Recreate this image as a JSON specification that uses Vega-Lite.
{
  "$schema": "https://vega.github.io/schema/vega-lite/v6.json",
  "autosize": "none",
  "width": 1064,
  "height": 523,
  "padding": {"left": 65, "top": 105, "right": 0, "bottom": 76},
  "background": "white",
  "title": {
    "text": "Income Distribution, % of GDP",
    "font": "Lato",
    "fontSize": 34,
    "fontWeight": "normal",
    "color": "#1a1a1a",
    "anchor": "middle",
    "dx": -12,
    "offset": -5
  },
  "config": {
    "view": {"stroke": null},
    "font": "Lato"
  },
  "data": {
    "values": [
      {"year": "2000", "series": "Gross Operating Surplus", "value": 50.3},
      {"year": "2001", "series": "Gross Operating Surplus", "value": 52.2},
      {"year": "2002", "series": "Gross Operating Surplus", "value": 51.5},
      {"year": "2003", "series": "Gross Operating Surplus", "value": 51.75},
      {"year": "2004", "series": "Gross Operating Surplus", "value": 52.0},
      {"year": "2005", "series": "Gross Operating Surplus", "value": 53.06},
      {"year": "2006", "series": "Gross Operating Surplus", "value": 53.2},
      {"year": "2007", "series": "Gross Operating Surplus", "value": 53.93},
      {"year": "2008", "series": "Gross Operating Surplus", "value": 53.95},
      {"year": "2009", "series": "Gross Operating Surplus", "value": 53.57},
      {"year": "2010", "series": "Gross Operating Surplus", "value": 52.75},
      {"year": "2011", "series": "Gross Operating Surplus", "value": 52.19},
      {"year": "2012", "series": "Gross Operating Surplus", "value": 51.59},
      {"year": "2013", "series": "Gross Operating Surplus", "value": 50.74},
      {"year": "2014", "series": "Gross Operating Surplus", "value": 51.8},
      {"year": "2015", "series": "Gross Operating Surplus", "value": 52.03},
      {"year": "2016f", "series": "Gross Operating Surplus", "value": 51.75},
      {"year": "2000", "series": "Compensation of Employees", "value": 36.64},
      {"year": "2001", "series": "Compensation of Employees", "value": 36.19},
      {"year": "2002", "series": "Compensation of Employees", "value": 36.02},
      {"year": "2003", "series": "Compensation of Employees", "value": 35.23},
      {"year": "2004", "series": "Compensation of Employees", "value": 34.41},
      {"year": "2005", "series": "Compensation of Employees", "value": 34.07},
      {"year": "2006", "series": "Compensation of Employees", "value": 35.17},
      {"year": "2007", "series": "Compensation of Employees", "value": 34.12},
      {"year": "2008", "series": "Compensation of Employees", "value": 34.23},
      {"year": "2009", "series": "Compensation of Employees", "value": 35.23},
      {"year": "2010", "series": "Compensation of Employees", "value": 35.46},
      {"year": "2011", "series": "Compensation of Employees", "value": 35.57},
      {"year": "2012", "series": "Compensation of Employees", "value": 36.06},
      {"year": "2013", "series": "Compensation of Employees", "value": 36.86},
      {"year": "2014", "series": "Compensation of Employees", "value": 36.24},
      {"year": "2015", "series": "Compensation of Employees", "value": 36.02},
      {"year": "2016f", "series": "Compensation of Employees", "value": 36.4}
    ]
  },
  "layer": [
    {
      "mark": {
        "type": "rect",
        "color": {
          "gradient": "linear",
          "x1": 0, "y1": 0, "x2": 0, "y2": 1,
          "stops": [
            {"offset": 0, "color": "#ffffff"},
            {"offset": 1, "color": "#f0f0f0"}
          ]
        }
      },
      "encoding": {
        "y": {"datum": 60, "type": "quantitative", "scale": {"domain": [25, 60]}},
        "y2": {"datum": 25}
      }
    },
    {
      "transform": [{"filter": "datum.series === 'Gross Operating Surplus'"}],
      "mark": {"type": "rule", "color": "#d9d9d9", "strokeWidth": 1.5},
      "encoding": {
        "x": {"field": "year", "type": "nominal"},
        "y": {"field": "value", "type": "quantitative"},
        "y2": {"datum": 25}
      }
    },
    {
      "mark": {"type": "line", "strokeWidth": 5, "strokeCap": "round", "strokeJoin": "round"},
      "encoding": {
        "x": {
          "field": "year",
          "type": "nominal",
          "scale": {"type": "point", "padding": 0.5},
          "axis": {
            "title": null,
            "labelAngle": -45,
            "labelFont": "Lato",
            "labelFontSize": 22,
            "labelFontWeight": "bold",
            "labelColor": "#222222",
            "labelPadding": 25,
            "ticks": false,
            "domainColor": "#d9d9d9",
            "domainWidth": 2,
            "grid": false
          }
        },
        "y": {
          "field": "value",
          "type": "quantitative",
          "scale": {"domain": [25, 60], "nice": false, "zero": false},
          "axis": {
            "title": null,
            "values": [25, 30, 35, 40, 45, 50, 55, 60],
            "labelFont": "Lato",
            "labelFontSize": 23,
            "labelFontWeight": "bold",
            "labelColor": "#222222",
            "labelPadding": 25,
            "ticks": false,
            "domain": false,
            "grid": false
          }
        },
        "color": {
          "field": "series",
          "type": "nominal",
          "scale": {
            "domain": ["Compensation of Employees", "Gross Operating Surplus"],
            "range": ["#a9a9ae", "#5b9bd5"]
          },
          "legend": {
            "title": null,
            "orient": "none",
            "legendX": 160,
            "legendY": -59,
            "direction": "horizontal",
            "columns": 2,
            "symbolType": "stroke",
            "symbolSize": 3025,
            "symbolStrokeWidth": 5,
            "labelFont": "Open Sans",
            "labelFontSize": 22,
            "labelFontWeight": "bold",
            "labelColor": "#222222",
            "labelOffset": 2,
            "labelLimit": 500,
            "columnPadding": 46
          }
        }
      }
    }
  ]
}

==

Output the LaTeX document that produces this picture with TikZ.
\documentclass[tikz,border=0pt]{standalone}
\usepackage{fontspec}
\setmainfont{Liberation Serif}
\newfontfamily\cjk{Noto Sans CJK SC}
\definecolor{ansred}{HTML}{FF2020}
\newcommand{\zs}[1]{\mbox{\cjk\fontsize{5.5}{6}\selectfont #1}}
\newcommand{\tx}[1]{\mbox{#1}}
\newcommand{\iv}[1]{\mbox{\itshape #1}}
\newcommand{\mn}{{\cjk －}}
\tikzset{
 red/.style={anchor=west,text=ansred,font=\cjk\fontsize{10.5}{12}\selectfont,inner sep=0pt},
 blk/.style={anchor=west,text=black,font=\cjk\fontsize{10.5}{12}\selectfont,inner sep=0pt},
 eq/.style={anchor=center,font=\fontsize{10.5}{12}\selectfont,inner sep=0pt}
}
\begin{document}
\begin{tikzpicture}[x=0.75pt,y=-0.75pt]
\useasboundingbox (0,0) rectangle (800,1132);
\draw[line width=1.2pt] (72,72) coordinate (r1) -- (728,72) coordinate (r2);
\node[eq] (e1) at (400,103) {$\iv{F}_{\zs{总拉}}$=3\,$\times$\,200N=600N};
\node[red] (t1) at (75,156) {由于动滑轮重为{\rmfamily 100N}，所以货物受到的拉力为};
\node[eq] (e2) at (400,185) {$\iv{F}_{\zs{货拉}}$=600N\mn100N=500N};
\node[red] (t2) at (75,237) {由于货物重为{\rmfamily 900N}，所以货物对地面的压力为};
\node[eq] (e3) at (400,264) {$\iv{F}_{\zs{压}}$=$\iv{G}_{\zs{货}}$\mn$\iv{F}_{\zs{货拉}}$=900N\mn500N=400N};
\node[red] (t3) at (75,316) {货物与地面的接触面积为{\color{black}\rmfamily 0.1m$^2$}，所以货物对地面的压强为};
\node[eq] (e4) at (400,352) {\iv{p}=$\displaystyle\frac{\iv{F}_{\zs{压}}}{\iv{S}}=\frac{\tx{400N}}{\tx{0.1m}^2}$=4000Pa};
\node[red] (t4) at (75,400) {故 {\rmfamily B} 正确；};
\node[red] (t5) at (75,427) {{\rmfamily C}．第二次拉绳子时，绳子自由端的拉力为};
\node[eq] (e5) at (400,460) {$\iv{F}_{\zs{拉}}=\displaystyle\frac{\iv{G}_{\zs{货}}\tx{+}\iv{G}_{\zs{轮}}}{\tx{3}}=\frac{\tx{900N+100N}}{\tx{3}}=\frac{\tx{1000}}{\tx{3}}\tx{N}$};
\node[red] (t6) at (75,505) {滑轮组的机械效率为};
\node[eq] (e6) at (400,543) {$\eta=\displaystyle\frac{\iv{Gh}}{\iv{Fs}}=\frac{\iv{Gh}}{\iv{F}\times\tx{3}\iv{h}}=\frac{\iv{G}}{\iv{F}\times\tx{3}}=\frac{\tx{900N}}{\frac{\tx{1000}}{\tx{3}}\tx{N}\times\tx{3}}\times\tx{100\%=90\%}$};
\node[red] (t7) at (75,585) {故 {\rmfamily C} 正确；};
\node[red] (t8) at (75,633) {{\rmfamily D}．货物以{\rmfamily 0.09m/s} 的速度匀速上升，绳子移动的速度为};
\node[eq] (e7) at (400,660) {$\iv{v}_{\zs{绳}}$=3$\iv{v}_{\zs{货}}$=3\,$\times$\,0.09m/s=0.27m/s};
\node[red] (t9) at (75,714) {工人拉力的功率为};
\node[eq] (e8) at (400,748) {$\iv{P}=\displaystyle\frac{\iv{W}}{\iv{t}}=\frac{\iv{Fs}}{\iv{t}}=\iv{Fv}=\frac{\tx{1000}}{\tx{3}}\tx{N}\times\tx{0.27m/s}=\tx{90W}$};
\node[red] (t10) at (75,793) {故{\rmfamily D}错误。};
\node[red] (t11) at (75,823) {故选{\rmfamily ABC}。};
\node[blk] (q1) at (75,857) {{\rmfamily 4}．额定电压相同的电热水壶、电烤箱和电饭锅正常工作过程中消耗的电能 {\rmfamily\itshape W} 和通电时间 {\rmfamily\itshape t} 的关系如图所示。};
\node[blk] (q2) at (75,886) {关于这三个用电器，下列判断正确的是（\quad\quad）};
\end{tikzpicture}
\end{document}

* * *

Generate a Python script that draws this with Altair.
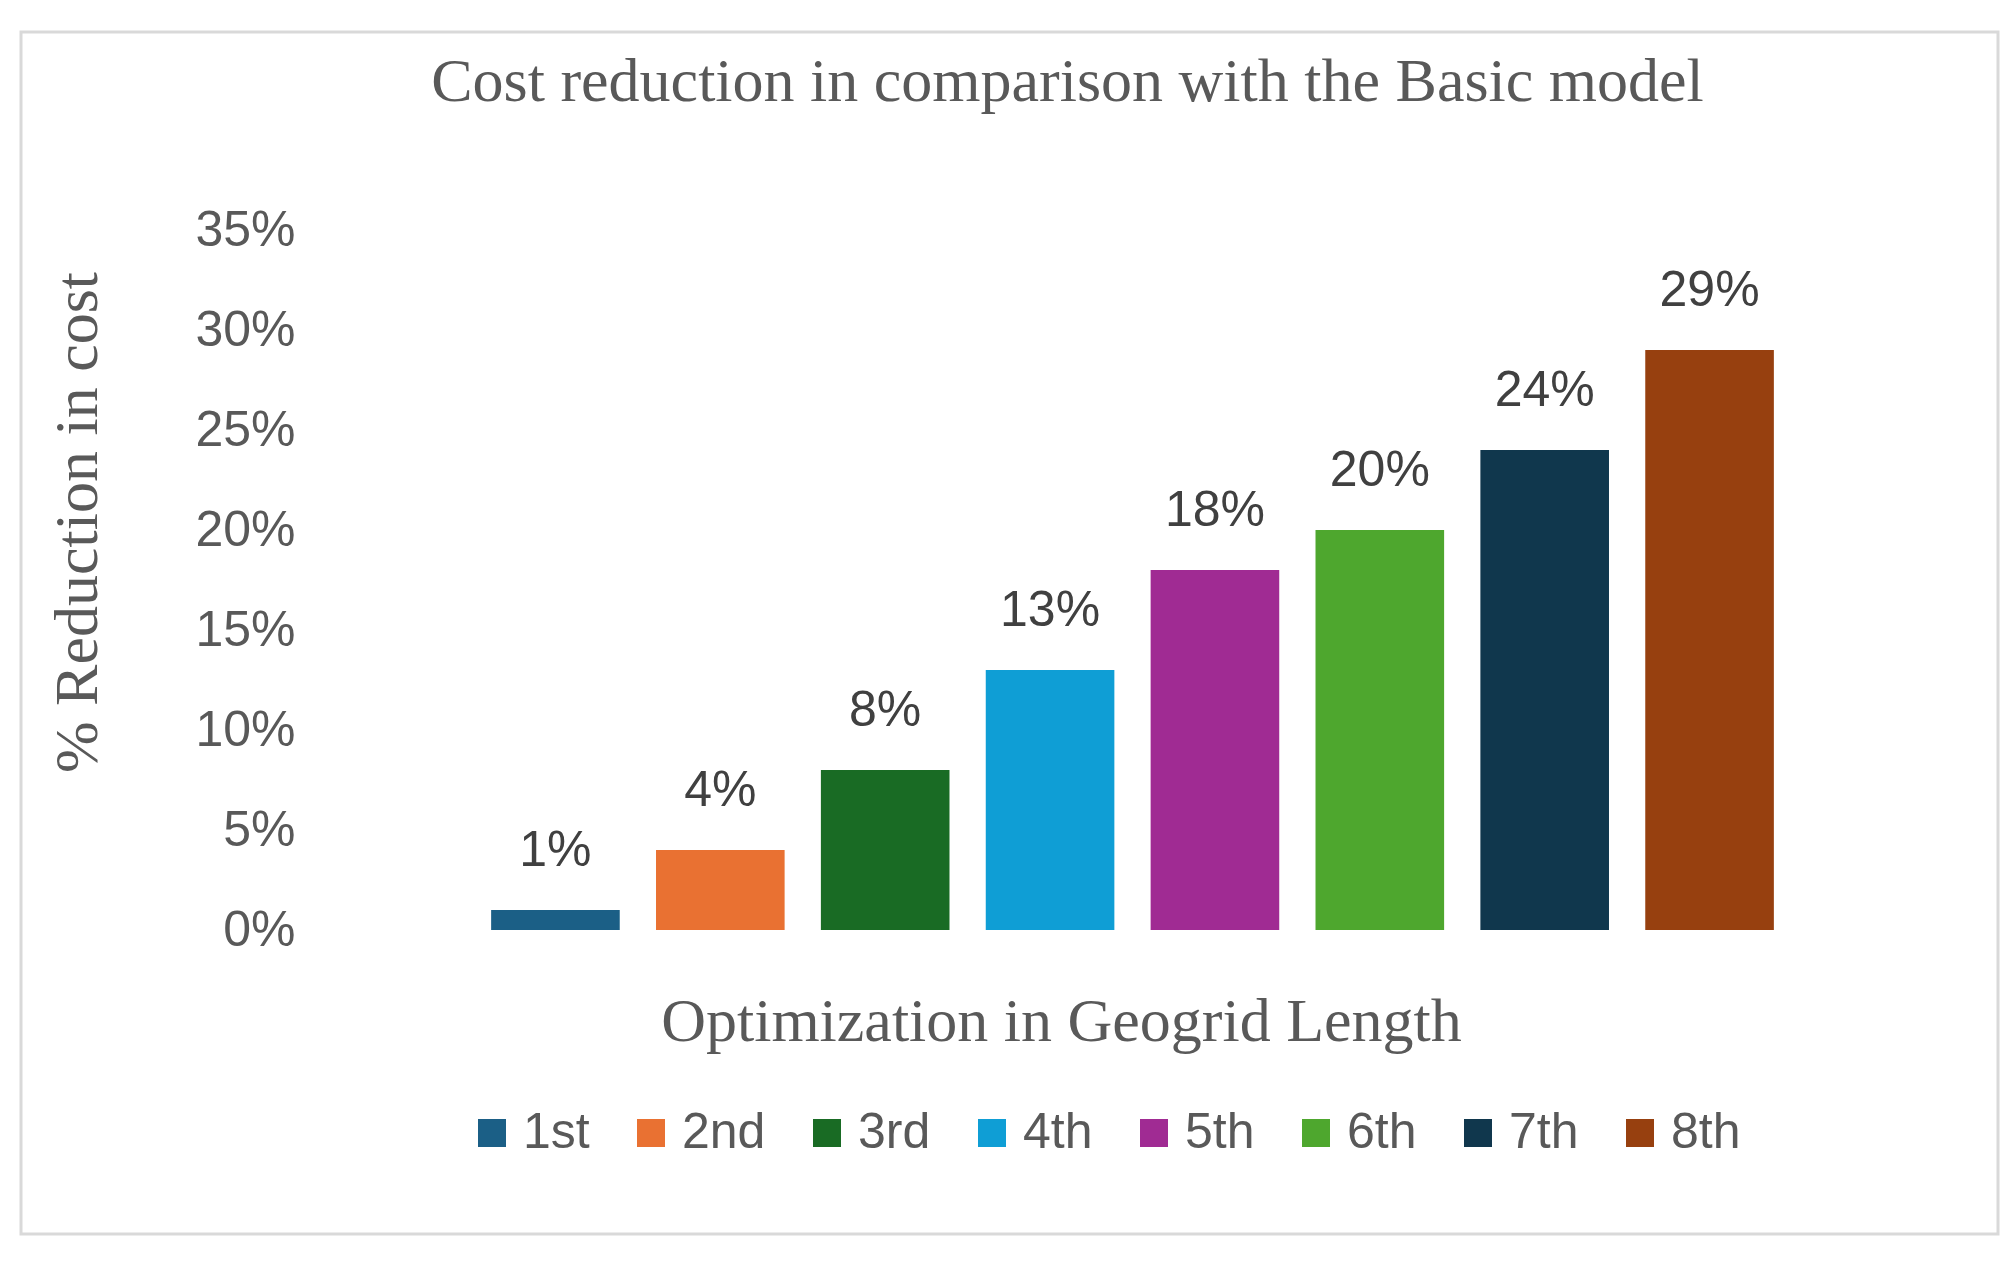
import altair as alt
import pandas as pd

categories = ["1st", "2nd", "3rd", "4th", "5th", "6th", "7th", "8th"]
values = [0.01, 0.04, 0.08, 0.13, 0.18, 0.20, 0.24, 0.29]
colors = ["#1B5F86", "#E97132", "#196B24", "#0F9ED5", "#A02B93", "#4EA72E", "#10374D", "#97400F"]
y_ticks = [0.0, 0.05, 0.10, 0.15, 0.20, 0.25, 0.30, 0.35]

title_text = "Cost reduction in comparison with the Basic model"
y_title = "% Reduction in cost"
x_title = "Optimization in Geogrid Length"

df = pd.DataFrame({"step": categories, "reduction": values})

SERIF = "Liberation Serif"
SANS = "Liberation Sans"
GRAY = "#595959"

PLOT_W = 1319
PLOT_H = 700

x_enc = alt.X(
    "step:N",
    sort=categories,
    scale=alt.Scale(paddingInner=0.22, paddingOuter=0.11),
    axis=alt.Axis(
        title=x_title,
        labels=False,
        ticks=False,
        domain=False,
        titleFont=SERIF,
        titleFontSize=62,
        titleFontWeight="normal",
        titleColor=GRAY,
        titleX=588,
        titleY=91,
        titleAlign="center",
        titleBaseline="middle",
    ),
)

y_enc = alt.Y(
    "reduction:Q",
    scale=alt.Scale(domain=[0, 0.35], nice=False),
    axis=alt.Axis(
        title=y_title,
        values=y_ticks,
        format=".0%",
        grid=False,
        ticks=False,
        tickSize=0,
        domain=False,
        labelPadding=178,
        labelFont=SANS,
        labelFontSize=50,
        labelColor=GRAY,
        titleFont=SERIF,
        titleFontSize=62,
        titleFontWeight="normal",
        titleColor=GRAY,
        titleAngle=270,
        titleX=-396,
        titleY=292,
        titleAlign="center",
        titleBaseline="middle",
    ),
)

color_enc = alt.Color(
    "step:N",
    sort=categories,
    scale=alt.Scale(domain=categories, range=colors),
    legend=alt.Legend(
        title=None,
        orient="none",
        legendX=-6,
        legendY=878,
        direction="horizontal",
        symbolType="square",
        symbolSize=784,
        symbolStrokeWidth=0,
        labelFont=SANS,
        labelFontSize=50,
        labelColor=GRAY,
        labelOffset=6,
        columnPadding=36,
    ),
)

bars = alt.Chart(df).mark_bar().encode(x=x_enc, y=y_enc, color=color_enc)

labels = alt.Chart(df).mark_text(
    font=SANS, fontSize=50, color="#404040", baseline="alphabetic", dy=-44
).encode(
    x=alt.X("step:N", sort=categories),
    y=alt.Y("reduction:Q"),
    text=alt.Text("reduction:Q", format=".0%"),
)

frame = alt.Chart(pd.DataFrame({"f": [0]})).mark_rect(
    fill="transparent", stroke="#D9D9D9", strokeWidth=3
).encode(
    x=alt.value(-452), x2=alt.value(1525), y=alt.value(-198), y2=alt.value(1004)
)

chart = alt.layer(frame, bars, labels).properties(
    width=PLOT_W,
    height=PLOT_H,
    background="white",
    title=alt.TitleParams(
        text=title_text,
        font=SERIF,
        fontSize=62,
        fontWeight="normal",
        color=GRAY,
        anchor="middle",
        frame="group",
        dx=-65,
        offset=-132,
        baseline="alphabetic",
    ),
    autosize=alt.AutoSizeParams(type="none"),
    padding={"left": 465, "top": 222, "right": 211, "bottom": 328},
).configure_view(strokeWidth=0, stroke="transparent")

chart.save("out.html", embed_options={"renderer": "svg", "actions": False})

- WHAT IS NEEDED: Quote the lines above exactly, starting with the one that has "Generate a Python" and ending with the one that has "import pandas as pd"; drop the pictures and include nothing else.

- WRITTEN ANSWER:
Generate a Python script that draws this with Altair.
import altair as alt
import pandas as pd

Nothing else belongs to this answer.